Mario Mateo (University of Michigan) has been studying the velocity of almost 7,000 stars in the seven dwarfs. His observations lead to the same kind of deduction already been made for larger spiral galaxies, that the matter we see does not account for the apparent distribution of mass throughout the galaxy. All that, of course, depends upon subjecting these observations to established theory. Mateo colleague Matthew Walker (now at the University of Cambridge) puts it this way:

“We have more than doubled the amount of data having to do with these galaxies, and that allows us to study them in an unprecedented manner. Our research shows that dwarf galaxies are utterly dominated by dark matter, so long as Newtonian gravity adequately describes these systems.”

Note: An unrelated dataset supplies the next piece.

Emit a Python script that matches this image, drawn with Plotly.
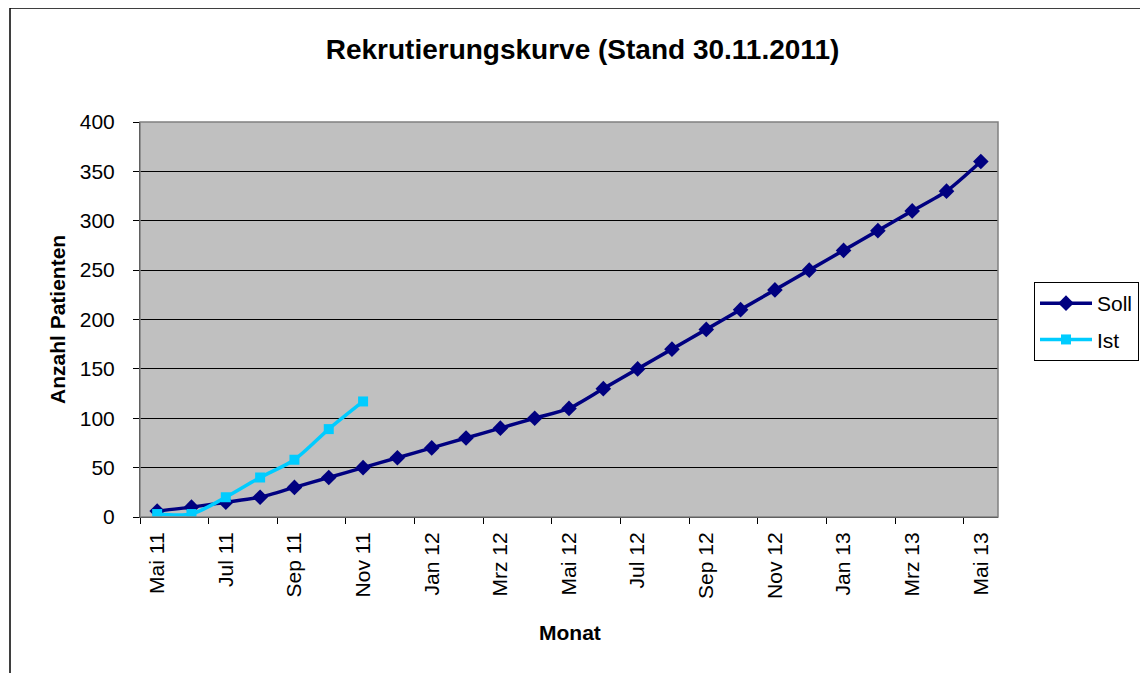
import plotly.graph_objects as go

months = ["Mai 11", "Jun 11", "Jul 11", "Aug 11", "Sep 11", "Okt 11", "Nov 11", "Dez 11",
          "Jan 12", "Feb 12", "Mrz 12", "Apr 12", "Mai 12", "Jun 12", "Jul 12", "Aug 12",
          "Sep 12", "Okt 12", "Nov 12", "Dez 12", "Jan 13", "Feb 13", "Mrz 13", "Apr 13", "Mai 13"]
soll = [6, 10, 15, 20, 30, 40, 50, 60, 70, 80, 90, 100, 110, 130, 150, 170, 190, 210, 230,
        250, 270, 290, 310, 330, 360]
ist = [3, 3, 20, 40, 58, 89, 117]
y_ticks = [0, 50, 100, 150, 200, 250, 300, 350, 400]

idx = list(range(len(months)))
label_idx = idx[::2]
label_text = months[::2]
boundary_ticks = [i - 0.5 for i in idx[::2]]

FONT = "Liberation Sans, Arial, sans-serif"
OFF = 8  # page body margin
W, H = 1148 - OFF, 673 - OFF
L, T, PW, PH = 140 - OFF, 122 - OFF, 858, 395


def px(x):
    return (x - 140) / PW


def py(y):
    return (517 - y) / PH


fig = go.Figure()
fig.add_trace(go.Scatter(
    x=idx, y=soll, name="Soll", mode="lines+markers", legendgroup="a",
    line=dict(color="#000080", width=3.5, shape="spline", smoothing=0.7),
    marker=dict(symbol="diamond", size=12, color="#000080"),
))
fig.add_trace(go.Scatter(
    x=idx[:len(ist)], y=ist, name="Ist", mode="lines+markers", legendgroup="b",
    line=dict(color="#00CCFF", width=3.5, shape="spline", smoothing=0.8),
    marker=dict(symbol="square", size=10, color="#00CCFF"),
))

fig.update_layout(
    width=W, height=H,
    margin=dict(l=L, r=W - L - PW, t=T, b=H - T - PH, pad=0, autoexpand=False),
    paper_bgcolor="white",
    plot_bgcolor="#C0C0C0",
    font=dict(family=FONT, size=21, color="black"),
    title=dict(text="<b>Rekrutierungskurve (Stand 30.11.2011)</b>",
               x=(582.5 - OFF) / W, xref="container", xanchor="center",
               y=1 - (49 - OFF) / H, yref="container", yanchor="middle",
               font=dict(family=FONT, size=28, color="black")),
    showlegend=True,
    legend=dict(x=px(1034), xanchor="left", y=py(282), yanchor="top",
                bordercolor="black", borderwidth=1, bgcolor="white",
                font=dict(family=FONT, size=21), itemwidth=52,
                tracegroupgap=6),
)

fig.update_xaxes(
    range=[-0.5, len(months) - 0.5],
    tickmode="array", tickvals=label_idx, ticktext=label_text,
    tickangle=-90, ticks="", showgrid=False, zeroline=False,
    showline=True, linecolor="black", linewidth=1,
    tickfont=dict(family=FONT, size=21),
    ticklabelstandoff=6,
    minor=dict(tickmode="array", tickvals=boundary_ticks, ticks="outside",
               ticklen=6, tickcolor="black", tickwidth=1, showgrid=False),
)
fig.update_yaxes(
    range=[0, 400], tickmode="array", tickvals=y_ticks,
    ticks="outside", ticklen=6, tickcolor="black",
    showgrid=True, gridcolor="black", gridwidth=1,
    zeroline=False, showline=True, linecolor="black", linewidth=1,
    tickfont=dict(family=FONT, size=21),
    ticklabelstandoff=14,
)

# plot area border (right/top gray)
fig.add_shape(type="rect", xref="paper", yref="paper", x0=0, x1=1, y0=0, y1=1,
              line=dict(color="#808080", width=1.5), layer="above")
# chart area border
fig.add_shape(type="rect", xref="paper", yref="paper",
              x0=px(10), x1=px(1170), y0=py(700), y1=py(8),
              line=dict(color="black", width=1.5), layer="below")

fig.add_annotation(text="<b>Anzahl Patienten</b>", xref="paper", yref="paper",
                   x=px(57), y=py(320), textangle=-90,
                   showarrow=False, xanchor="center", yanchor="middle",
                   font=dict(family=FONT, size=21))
fig.add_annotation(text="<b>Monat</b>", xref="paper", yref="paper",
                   x=px(570), y=py(632),
                   showarrow=False, xanchor="center", yanchor="middle",
                   font=dict(family=FONT, size=21))

fig.write_html("out.html")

But there are those who argue that it does not. You can explain dark matter under other theories as well, but when you do this, you have to start tinkering with some basics of modern physics. While the Michigan team travels to Cambridge MA to present its findings on the 30th, Canadian researchers are pushing a different model, one based on the idea that there is no dark matter. Modified Gravity theory (MOG) takes Newtonian/Einsteinian gravity in a new direction, and if correct, could explain not only the motion of distant galaxies but objects closer to home.

Bullet Cluster

For John Moffat (University of Waterloo, Ontario) and graduate student Joel Brownstein are arguing that they can explain stellar and galactic motion as well as the anomalous deceleration of the Pioneer 10 and 11 space probes by using Modified Gravity theory, which Moffat has been developing for the last thirty years. Their work involves the Bullet Cluster, two merging clusters of galaxies some three billion light years from Earth in the direction of the constellation Carina.

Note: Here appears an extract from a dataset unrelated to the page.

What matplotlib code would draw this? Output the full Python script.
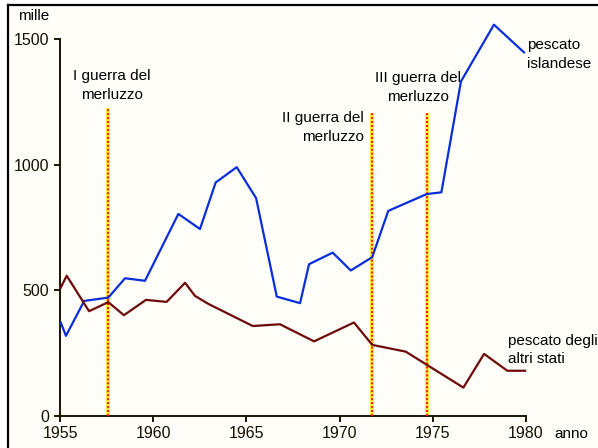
import numpy as np
import matplotlib.pyplot as plt
from matplotlib.lines import Line2D

plt.rcParams['font.family'] = ['Liberation Sans', 'DejaVu Sans']

# pescato islandese (migliaia di tonnellate)
anni_isl = [1955.04, 1955.32, 1956.30, 1957.59, 1958.49, 1959.56, 1961.35, 1962.51,
            1963.35, 1964.48, 1965.52, 1966.63, 1967.88, 1968.36, 1969.63, 1970.60,
            1971.75, 1972.61, 1974.67, 1975.46, 1976.51, 1978.28, 1979.89]
pescato_isl = [372, 319, 458, 471, 548, 538, 804, 744,
               929, 990, 867, 475, 449, 604, 650, 579,
               632, 816, 883, 890, 1331, 1557, 1447]

# pescato degli altri stati
anni_altri = [1955.04, 1955.36, 1956.56, 1957.59, 1958.43, 1959.61, 1960.72, 1961.71,
              1962.24, 1962.96, 1965.34, 1966.80, 1968.63, 1970.77, 1971.75, 1973.55,
              1976.64, 1977.75, 1979.0, 1979.95]
pescato_altri = [511, 558, 417, 453, 401, 462, 454, 530,
                 478, 446, 358, 365, 297, 372, 283, 256,
                 113, 247, 180, 180]

# guerre del merluzzo
guerre_anni = [1957.6, 1971.74, 1974.69]
guerre_top = [1227, 1207, 1207]
guerre_lab = ["I guerra del\nmerluzzo", "II guerra del\nmerluzzo", "III guerra del\nmerluzzo"]

x_ticks = [1955, 1960, 1965, 1970, 1975, 1980]
y_ticks = [0, 500, 1000, 1500]

W, H = 598, 448
fig = plt.figure(figsize=(W / 100, H / 100), dpi=100)
fig.patch.set_facecolor('white')
ax = fig.add_axes([60 / W, 32 / H, 466 / W, 377 / H])
ax.set_facecolor('#fffef8')
bg = plt.Rectangle((8 / W, -0.1), 1.2, 1.1 - 5 / H, transform=fig.transFigure,
                   facecolor='#fffef8', edgecolor='none', zorder=-10)
fig.patches.append(bg)
# cornice
fig.add_artist(Line2D([8 / W, 8 / W], [-0.1, 1 - 5 / H], color='black', lw=1.6))
fig.add_artist(Line2D([8 / W, 1.1], [1 - 5 / H, 1 - 5 / H], color='black', lw=1.6))

ax.set_xlim(1955, 1980)
ax.set_ylim(0, 1500)
for s in ['top', 'right']:
    ax.spines[s].set_visible(False)
for s in ['left', 'bottom']:
    ax.spines[s].set_color('#1a1400')
    ax.spines[s].set_linewidth(1.4)
ax.set_xticks(x_ticks)
ax.set_yticks(y_ticks)
ax.tick_params(direction='out', length=4, width=1.4, color='#1a1400',
               labelsize=11.5, labelcolor='#140f00')
ax.tick_params(axis='x', pad=3)
ax.tick_params(axis='y', pad=4)

for xg, top in zip(guerre_anni, guerre_top):
    ax.plot([xg, xg], [0, top], color='#ffee44', lw=3.0, solid_capstyle='butt', zorder=2)
    ax.plot([xg, xg], [0, top], color='#ff2200', lw=1.5, linestyle=(0, (1, 0.9)), zorder=3)

ax.plot(anni_isl, pescato_isl, color='#0a2edc', lw=1.6, clip_on=False, zorder=4)
ax.plot(anni_altri, pescato_altri, color='#6e0a0a', lw=1.6, clip_on=False, zorder=4)

fs = 11
ls = 1.4
ax.text(1957.79, 1262, guerre_lab[0], ha='center', va='baseline', fontsize=fs,
        linespacing=ls, multialignment='center')
ax.text(1971.31, 1095, guerre_lab[1], ha='right', va='baseline', fontsize=fs,
        linespacing=ls, multialignment='right')
ax.text(1974.23, 1254, guerre_lab[2], ha='center', va='baseline', fontsize=fs,
        linespacing=ls, multialignment='center')
ax.text(1980.07, 1386, "pescato\nislandese", ha='left', va='baseline', fontsize=fs,
        linespacing=ls)
ax.text(1979.05, 211, "pescato degli\naltri stati", ha='left', va='baseline', fontsize=fs,
        linespacing=ls, clip_on=False)

fig.text(18 / W, 1 - 16 / H, "mille", ha='left', va='center', fontsize=fs)
fig.text(554 / W, 1 - 438 / H, "anno", ha='left', va='baseline', fontsize=fs)

fig.savefig('out.png', dpi=100)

Image: This composite image shows the galaxy cluster 1E 0657-56, also known as the “bullet cluster.” This cluster was formed after the collision of two large clusters of galaxies. Hot gas detected by Chandra in X-rays is seen as two pink clumps in the image and contains most of the “normal,” or baryonic, matter in the two clusters. The bullet-shaped clump on the right is the hot gas from one cluster, which passed through the hot gas from the other larger cluster during the collision. An optical image from Magellan and the Hubble Space Telescope shows the galaxies in orange and white. The blue areas in this image show where astronomers find most of the mass in the clusters.
Credit: X-ray: NASA/CXC/CfA/M.Markevitch et al.; Optical: NASA/STScI; Magellan/U.Arizona/D.Clowe et al.; Lensing Map: NASA/STScI; ESO WFI; Magellan/U.Arizona/D.Clowe et al.

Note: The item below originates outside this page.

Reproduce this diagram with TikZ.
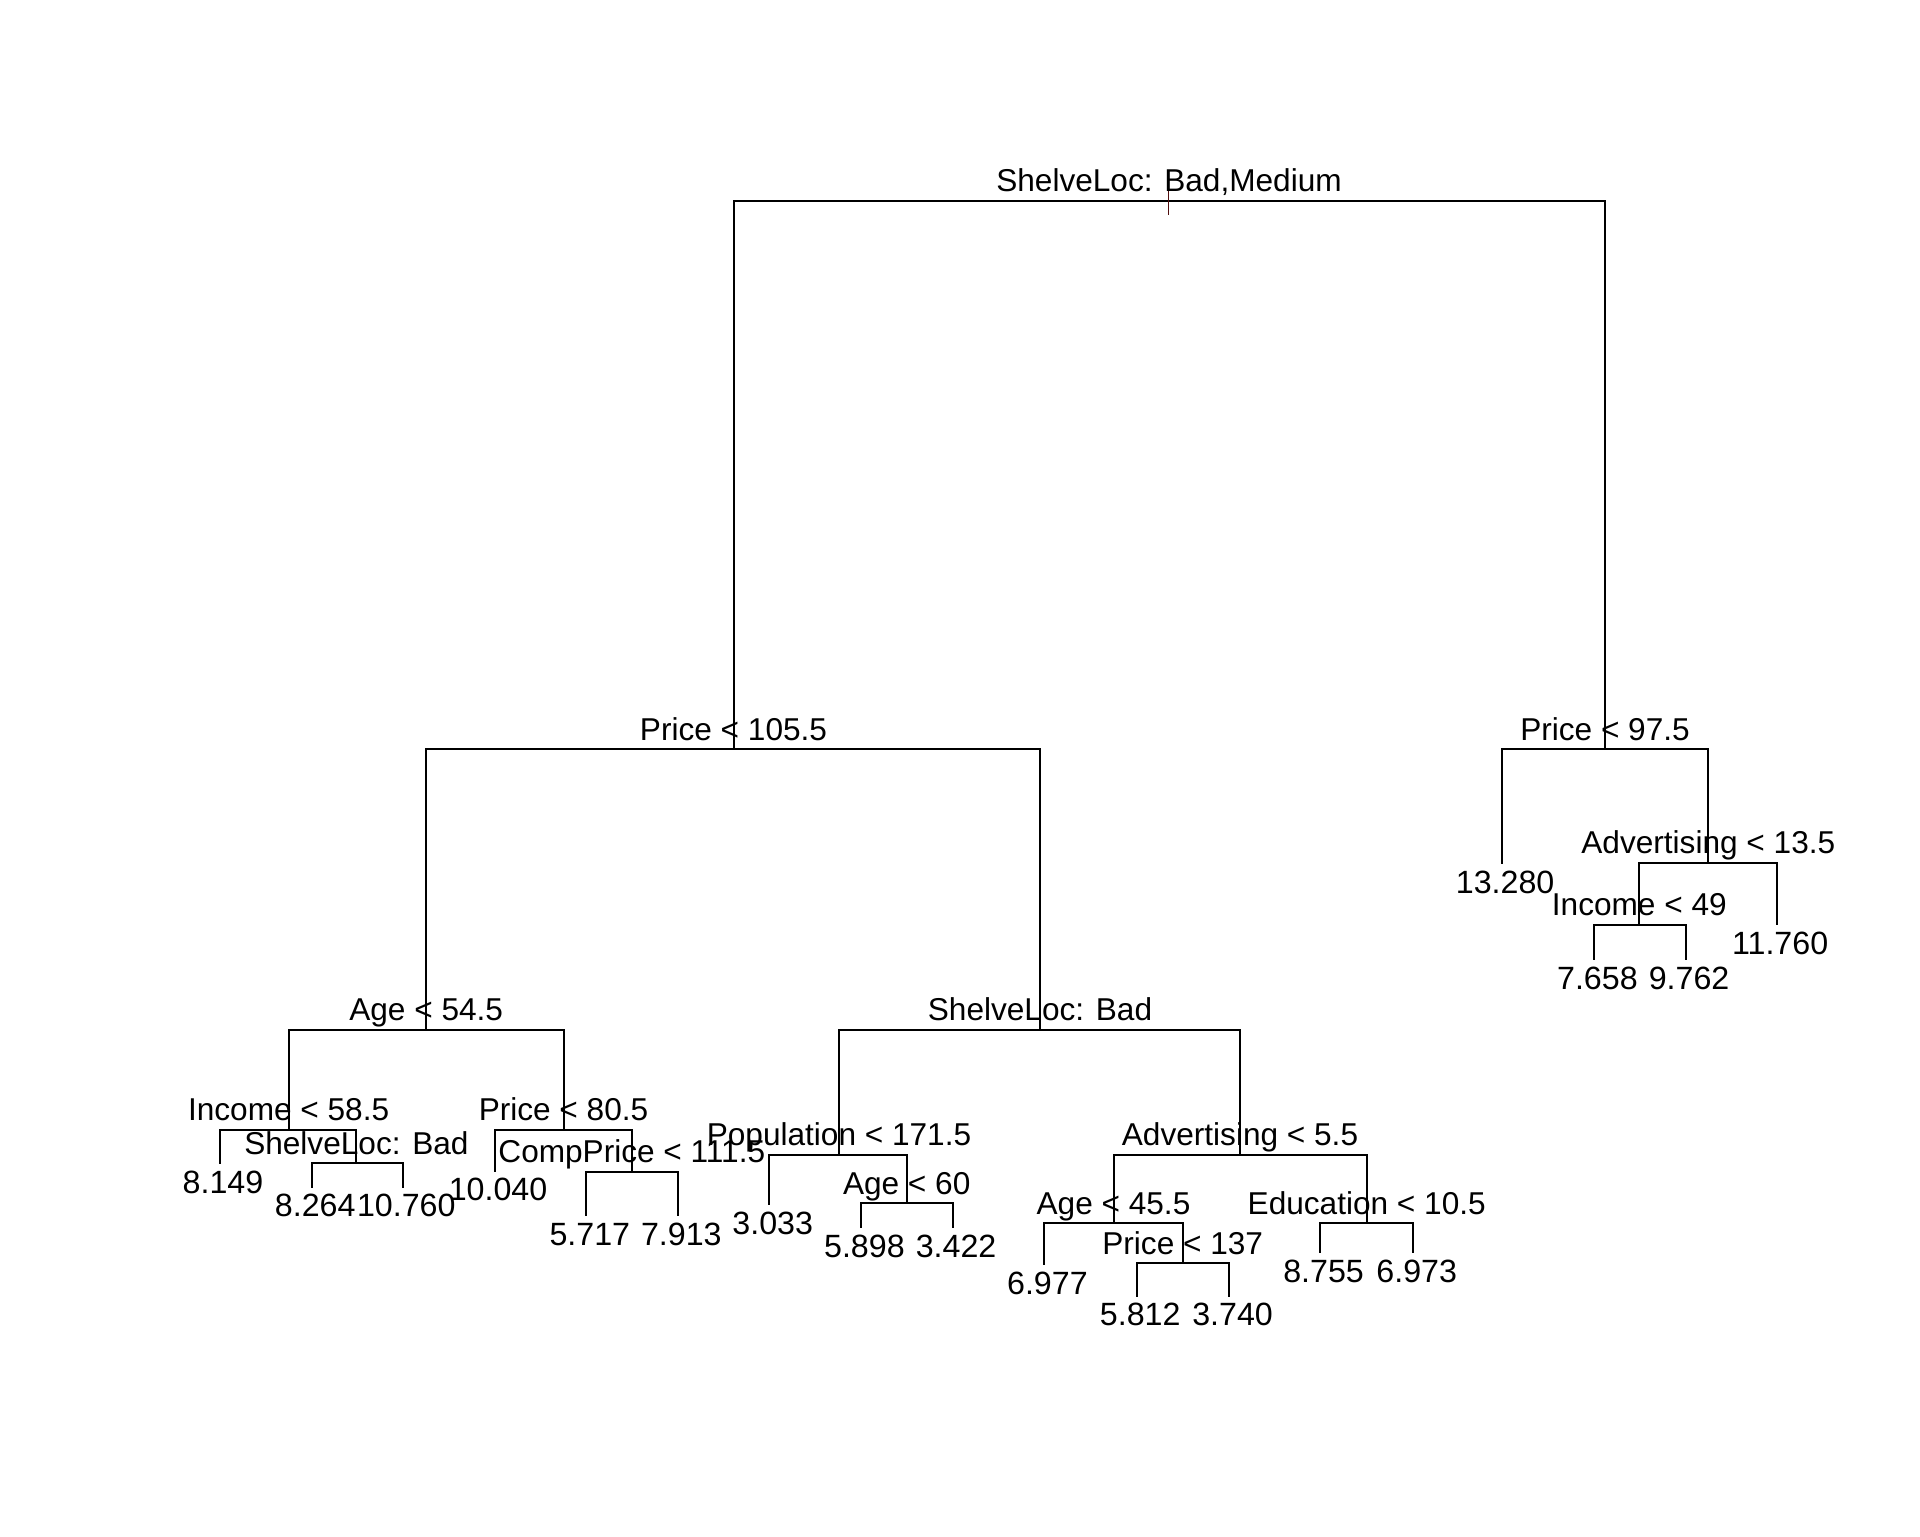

Although previous studies have concluded that gravitational lensing associated with the Bullet Cluster demonstrates the presence of dark matter, Moffat and Brownstein think that normal matter in the cluster can account for the observed lensing. Assuming, of course, that the MOG theory is right. And we should be getting more answers as the search for dark matter continues. Says Moffat:

“If the multi-billion dollar laboratory experiments now underway succeed in directly detecting dark matter, then I will be happy to see Einsteinian and Newtonian gravity retained. However, if dark matter is not detected and we have to conclude that it does not exist, then Einstein and Newtonian gravity must be modified to fit the extensive amount of astronomical and cosmological data, such as the bullet cluster, that cannot otherwise be explained.”

Fair enough, and the beauty of that is that either way we win, with a deeper understanding of dark matter through direct observation, or a growing knowledge of how current gravitational theory can be enhanced. The Michigan study is Walker et al., “Velocity Dispersion Profiles of Seven Dwarf Spheroidal Galaxies,” Astrophysical Journal 667 (September 20, 2007), L53-L56 (abstract). The Modified Gravity paper is Brownstein and Moffat, “The Bullet Cluster 1E0657-558 evidence shows Modified Gravity in the absence of Dark Matter,” accepted for November publication in Monthly Notices of the Royal Astronomical Society (abstract).